Lessons aplenty preserved in past
Anniversaries are links in a chain reaching back through time to an event of significance.
While 171 years might be less than a drop in the bucket of time, it's our drop, and Nelsonians have good reason to look back with pride on 17 decades of settlement, while also seeking out lessons from the past as we continue to evolve.
Nelson Anniversary Day does not mark the first encounter between Maori and Pakeha or the arrival of the first European ship to the new colony. It fixes, however, on the arrival of the first main immigrant ship, the Fifeshire, on February 1, 1842.
Three months earlier, the Whitby, Will Watch and Arrow had anchored in Nelson's safe haven, bringing the first group of pioneer settlers who were charged with paving the way for the influx to come.
Those wishing to flesh out their understanding of the making of Nelson will find rich sources of information in the region's libraries - though the totally unsatisfactory state of the provincial museum's vitally important research facility at Isel Park is a cause of anxiety.
If books such as Nelson: A History of Settlement by Ruth Allan or the much later Nelson, A Regional History, by Jim McAloon, are the tall ships of our history, then the extensive newspaper, photographic and other collections housed in unsafe premises at Isel Park are the supplies and provisions so vital to all on board.
Our councils need to show greater commitment to their obligation to protect them.
Just as important as the pioneer histories are to telling the story of Nelson is the information revealed through the regional iwi Treaty claim process.

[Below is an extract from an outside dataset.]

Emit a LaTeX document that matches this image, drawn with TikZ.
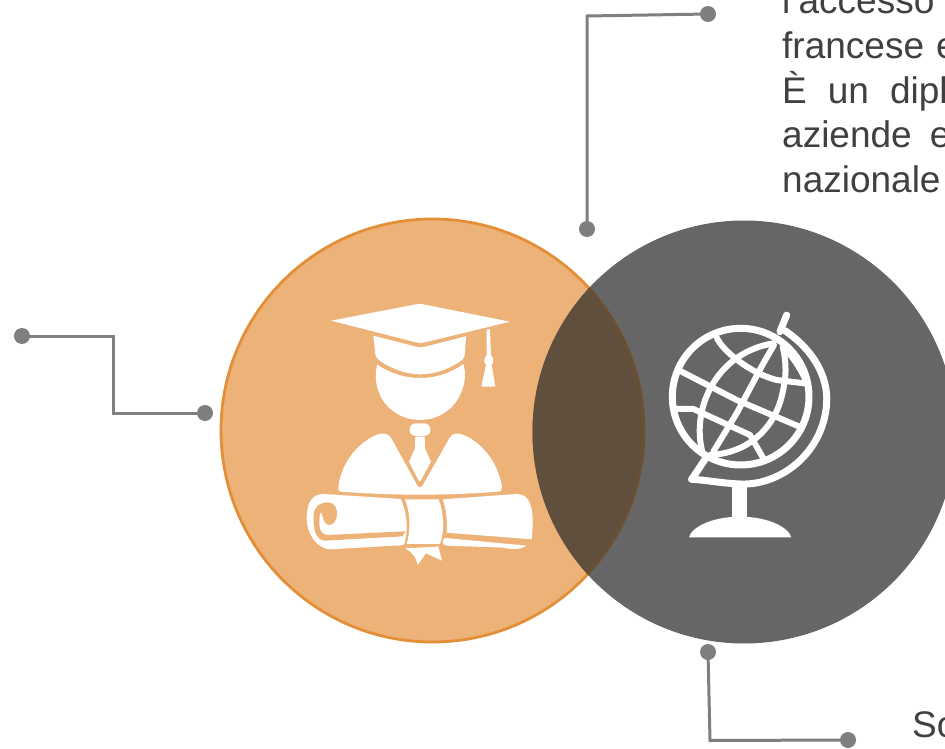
\documentclass[tikz,border=0pt]{standalone}
\usepackage{fontspec}
\setmainfont{Liberation Sans}
\definecolor{orangefill}{HTML}{EDB277}
\definecolor{orangeedge}{HTML}{E38F37}
\definecolor{darkfill}{HTML}{666666}
\definecolor{overlapfill}{HTML}{604F3D}
\definecolor{overlapedge}{HTML}{6C4F30}
\definecolor{connector}{HTML}{7F7F7F}
\definecolor{bodytext}{HTML}{404040}
\tikzset{
  dotnode/.style={circle,fill=connector,draw=none,minimum size=16pt,inner sep=0pt},
  conn/.style={draw=connector,line width=3pt,line join=miter},
  para/.style={anchor=base west,inner sep=0pt,text=bodytext,font=\fontsize{37}{44}\selectfont},
  whitefill/.style={fill=white,draw=none},
  orangecut/.style={fill=orangefill,draw=none},
  globeline/.style={draw=white,line width=6pt,line cap=round,line join=round},
}
\begin{document}
\begin{tikzpicture}[x=1pt,y=-1pt]
\useasboundingbox (0,0) rectangle (945,749);
\clip (0,0) rectangle (945,749);
\fill[white] (0,0) rectangle (945,749);

% circles
\coordinate (oc) at (432.5,430.5);
\coordinate (gc) at (744,432);
\fill[orangefill] (oc) circle (211.5);
\draw[orangeedge,line width=2.8pt] (oc) circle (211.5);
\fill[darkfill] (gc) circle (211.5);
\begin{scope}
  \clip (gc) circle (211.5);
  \fill[overlapfill] (oc) circle (211.5);
  \draw[overlapedge,line width=2.8pt] (oc) circle (211.5);
\end{scope}

% graduate icon
\begin{scope}[shift={(290,290)},x=0.3333pt,y=-0.3333pt]
  % mortarboard
  \fill[whitefill] (123,92) -- (378,43) .. controls (385,41) and (392,41) .. (400,43) -- (660,95) -- (405,157) .. controls (395,160) and (388,160) .. (378,157) -- cycle;
  % cap band
  \fill[whitefill] (250,137) -- (378,170) .. controls (388,173) and (395,173) .. (405,170) -- (528,139) -- (525,190) .. controls (524,205) and (515,212) .. (505,218) .. controls (470,240) and (430,253) .. (390,253) .. controls (345,253) and (305,235) .. (275,216) .. controls (262,208) and (256,200) .. (255,185) -- cycle;
  % head
  \fill[whitefill] (262,224) .. controls (300,250) and (345,264) .. (390,264) .. controls (440,264) and (485,248) .. (520,222) .. controls (530,250) and (525,290) .. (505,325) .. controls (480,368) and (435,390) .. (390,390) .. controls (345,390) and (300,368) .. (275,325) .. controls (258,295) and (252,255) .. (262,224) -- cycle;
  % tassel
  \fill[whitefill] (590,118) -- (600,118) -- (603,196) .. controls (612,205) and (612,215) .. (605,225) -- (616,290) -- (574,290) -- (588,225) .. controls (581,215) and (581,205) .. (590,196) -- cycle;
  % tie
  \fill[whitefill] (378,400) -- (402,400) .. controls (428,400) and (428,438) .. (402,438) -- (378,438) .. controls (352,438) and (352,400) .. (378,400) -- cycle;
  \fill[whitefill] (376,440) -- (404,440) -- (406,478) -- (423,515) -- (392,572) .. controls (390,575) and (388,575) .. (386,572) -- (357,515) -- (374,478) -- cycle;
  % shoulders
  \fill[whitefill] (145,590) .. controls (155,510) and (215,448) .. (268,432) .. controls (285,428) and (297,432) .. (305,447) -- (380,583) .. controls (386,595) and (394,595) .. (400,583) -- (478,445) .. controls (486,432) and (497,428) .. (512,432) .. controls (570,450) and (625,515) .. (636,592) .. controls (637,600) and (632,604) .. (625,605) .. controls (470,617) and (310,617) .. (152,605) .. controls (146,604) and (143,598) .. (145,590) -- cycle;
  % left part of the scroll
  \fill[whitefill] (100,612) -- (332,627) .. controls (352,670) and (355,720) .. (343,762) .. controls (335,768) and (325,767) .. (310,767) -- (125,778) .. controls (85,780) and (50,735) .. (50,685) .. controls (50,640) and (65,612) .. (100,612) -- cycle;
  \fill[orangecut] (338,739) -- (105,752) .. controls (75,750) and (70,715) .. (71,675) .. controls (72,650) and (90,637) .. (115,637) .. controls (135,637) and (143,660) .. (141,675) .. controls (139,695) and (128,705) .. (118,705) .. controls (105,705) and (99,690) .. (96,670) -- (90,670) .. controls (86,700) and (84,735) .. (115,735) -- (346,724) -- cycle;
  % ribbon round the scroll
  \fill[whitefill] (345,628) .. controls (362,670) and (362,725) .. (350,762) -- (450,762) .. controls (464,725) and (462,670) .. (446,628) -- cycle;
  % right part of the scroll
  \fill[whitefill] (458,628) -- (680,612) .. controls (720,612) and (735,650) .. (725,748) -- (470,728) .. controls (472,695) and (470,660) .. (458,628) -- cycle;
  \fill[whitefill] (465,744) -- (710,767) .. controls (695,778) and (665,780) .. (640,773) -- (470,767) .. controls (455,765) and (455,750) .. (465,744) -- cycle;
  % ribbon tails
  \fill[whitefill] (345,775) -- (445,770) -- (456,812) -- (408,790) -- (383,825) .. controls (378,800) and (365,785) .. (345,775) -- cycle;
\end{scope}

% globe icon
\begin{scope}[shift={(650,300)},x=0.3333pt,y=-0.3333pt]
  % sphere outline
  \draw[globeline,line width=7pt] (272,290) circle[x radius=205,y radius=205];
  \begin{scope}
    \clip (272,290) circle[x radius=208,y radius=208];
    \draw[globeline] (200,112) .. controls (215,150) and (300,220) .. (380,240) -- (480,252);
    \draw[globeline] (85,210) -- (260,300) -- (460,385);
    \draw[globeline] (70,327) -- (130,327) -- (300,405) -- (340,475);
    \draw[globeline] (160,465) .. controls (120,340) and (190,160) .. (370,130);
    \draw[globeline] (190,455) -- (260,340) -- (340,190) -- (372,135);
    \draw[globeline] (180,465) .. controls (290,460) and (370,390) .. (395,290) .. controls (410,230) and (410,190) .. (398,140);
    \draw[globeline] (400,140) .. controls (455,200) and (490,270) .. (480,330);
  \end{scope}
  % meridian arm
  \draw[globeline,line width=7pt] (410,45) -- (390,95);
  \draw[globeline,line width=7pt] (405,92) .. controls (490,150) and (535,230) .. (530,310) .. controls (520,460) and (390,558) .. (270,552) .. controls (215,550) and (170,540) .. (125,538);
  \draw[globeline,line width=7pt] (165,478) -- (125,538);
  % stand
  \fill[whitefill] (245,558) rectangle (292,660);
  \fill[whitefill] (117,712) .. controls (125,680) and (190,650) .. (270,650) .. controls (350,650) and (415,680) .. (424,712) -- cycle;
\end{scope}

% connectors
\node[dotnode] (topend) at (708,14) {};
\node[dotnode] (topstart) at (587,229) {};
\coordinate (topbend) at (587,16);
\draw[conn] (topend.center) -- (topbend) -- (topstart.center);
\node[dotnode] (leftend) at (22,336) {};
\node[dotnode] (leftstart) at (205,413) {};
\coordinate (leftbendA) at (113.5,336);
\coordinate (leftbendB) at (113.5,413);
\draw[conn] (leftend.center) -- (leftbendA) -- (leftbendB) -- (leftstart.center);
\node[dotnode] (botstart) at (708,652) {};
\node[dotnode] (botend) at (848,740) {};
\coordinate (botbend) at (710,740.5);
\draw[conn] (botstart.center) -- (botbend) -- (botend.center);

% texts, cut by the edge of the picture as in the reference
\node[para] (lineA) at (782,14) {l'accesso};
\node[para] (lineB) at (782,59) {{\spaceskip=12pt francese e}};
\node[para] (lineC) at (782,103.5) {{\spaceskip=21pt È un dipl}};
\node[para] (lineD) at (782,148) {{\spaceskip=18pt aziende e}};
\node[para] (lineE) at (782,192.5) {nazionale};
\node[para] (lineF) at (912,737) {So};
\end{tikzpicture}
\end{document}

The reports published following Waitangi Tribunal hearings add significantly to the official settler-oriented record from our past. Lessons based on them should be required reading for anyone with an interest in Nelson, and covered as part of the school curriculum.
While we rarely feel that we are part of tomorrow's history as we go about our business day by day, we all have our part to play in making Nelson what it is and what it will become.
It is interesting to note that, as our population, knowledge and collective wealth has grown, it seems increasingly difficult for our council leaders to get things done.
The early pages of history are full of achievement and virtually entire communities banding together to ensure necessary facilities were built. This approach seems in marked contrast to today's climate of negativity and division, even in a time of wealth and comfort when compared with the settlement's earliest decades.
As well as looking back on what has been, today's public holiday offers a chance for us to sit back and reflect on what we have in the here and now. Today's special anniversary day issue of the Nelson Mail has been about celebrating some of the many things, large and small, that we love about the region.
It is easy to drift along and take things for granted. In truth, Nelson's cup is very much more than half full when compared with most parts of the world. We have much to be thankful for.